The Defence Acquisition Procedure 2026 has now been released for industry comments on the Ministry of Defence website- an overture to faster, more flexible procurement.
The Why
The deal is driven by an operational crisis where around 650 of India’s 800 military helicopters are ageing Cheetahs and Chetaks and early Mi‑17s are approaching retirement. These legacy aircraft are currently operating on a "37% serviceability cliff" as spare parts ecosystems collapse, creating severe strain in high-altitude sectors.
This crisis is exacerbated by persistent delays in state-run HAL’s Light Utility Helicopter (LUH), which has struggled with autopilot glitches, rotor vibrations, and certification issues. Furthermore, the partnership follows a late-January visit by European Union leadership, signalling a broader strategic push to deepen India-EU security ties and defence cooperation through more flexible procurement frameworks like the draft Defence Acquisition Procedure 2026.

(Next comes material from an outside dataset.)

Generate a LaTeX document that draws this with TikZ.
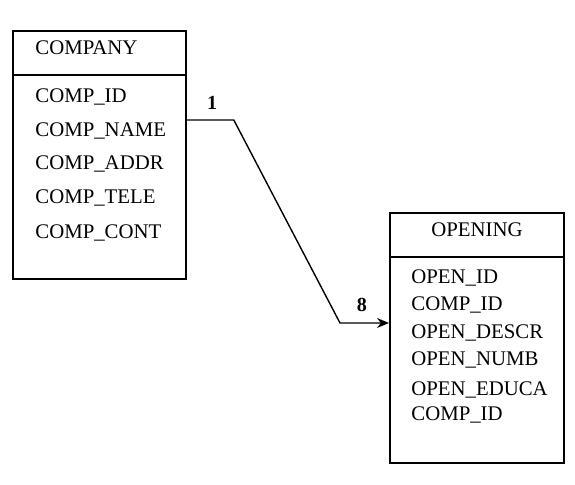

The long‑delayed acquisition of 76 naval utility helicopters (NUH) and 200 reconnaissance and surveillance helicopters (RSH) is to plug this widening operational gap.
Competitors for the Navy’s naval utility helicopters must field a twin‑engine, 5.5‑ton, foldable‑blade, maritime‑ready platform — a niche where Leonardo’s AW169M is strongly positioned. Airbus is expected to pitch the H160M, while Bell brings the 429. HAL, despite its expanding portfolio, currently lacks a twin‑engine naval utility helicopter in this weight class.
Caccia Cesare, senior vice president at Leonardo Helicopters, said the new trade framework “will make it easier to build in India,” signalling smoother pathways for localisation and industrial scale‑up.
What Next?
Full details of the Adani–Leonardo production roadmap will be released in the coming weeks, confirmed Ashish Rajvanshi, CEO, Adani Defence & Aerospace.
Under the Buy and Make category, the Indian partner will act as prime integrator, importing a limited number of fully built helicopters initially before standing up full manufacturing, assembly, and integration lines in India for the bulk of the order, with the foreign OEM as technology partner.
Tata–Airbus is positioning the Airbus H125M for India’s 200‑unit RSH contest, while Mumbai‑based Max Aerospace & Aviation has emerged as an aggressive private challenger to HAL’s long‑standing monopoly.
Max has signed a $960 million MoU with the Maharashtra government to build a helicopter manufacturing ecosystem in Nagpur, including avionics, hydraulics, tooling, and a final assembly line for the Bell 407GXi.
Max CEO Bharat Malkani told The Core Maharashtra is “building an ecosystem for manufacturing capability… They have a long‑term vision.”
Leonardo is pitching the twin‑engine AW109, which “fits the global benchmark,” according to Cesare. But an aeronautical engineer countered that global benchmarks are irrelevant at 18,000 ft.
“India’s benchmark is Siachen, not Switzerland. The AW109’s weight‑to‑power ratio and twin‑engine penalty limit its ability to meet extreme‑altitude Hover Out of Ground Effect — the helicopter’s ability to hover without the aerodynamic lift benefit that comes from being close to the ground,” Cesare said.
Leonardo, earlier AgustaWestland, exited India nearly 14 years ago after being blacklisted, and three of the 12 AW101 VVIP helicopters delivered before the freeze remain parked at Palam airport for lack of spares, a politically and contractually frozen issue. The company re‑entered India in 2021 through the civil route and has since delivered around ten business aircraft. Leonardo now operates under a Best Practices compliance framework, a governance model that several defence ministries treat as a benchmark for transparent contracting and industrial partnerships.
Adani-Leonardo tie-up targets India’s ageing helicopter fleet, with local manufacturing, tech transfer, and private sector entry reshaping military aviation procurement.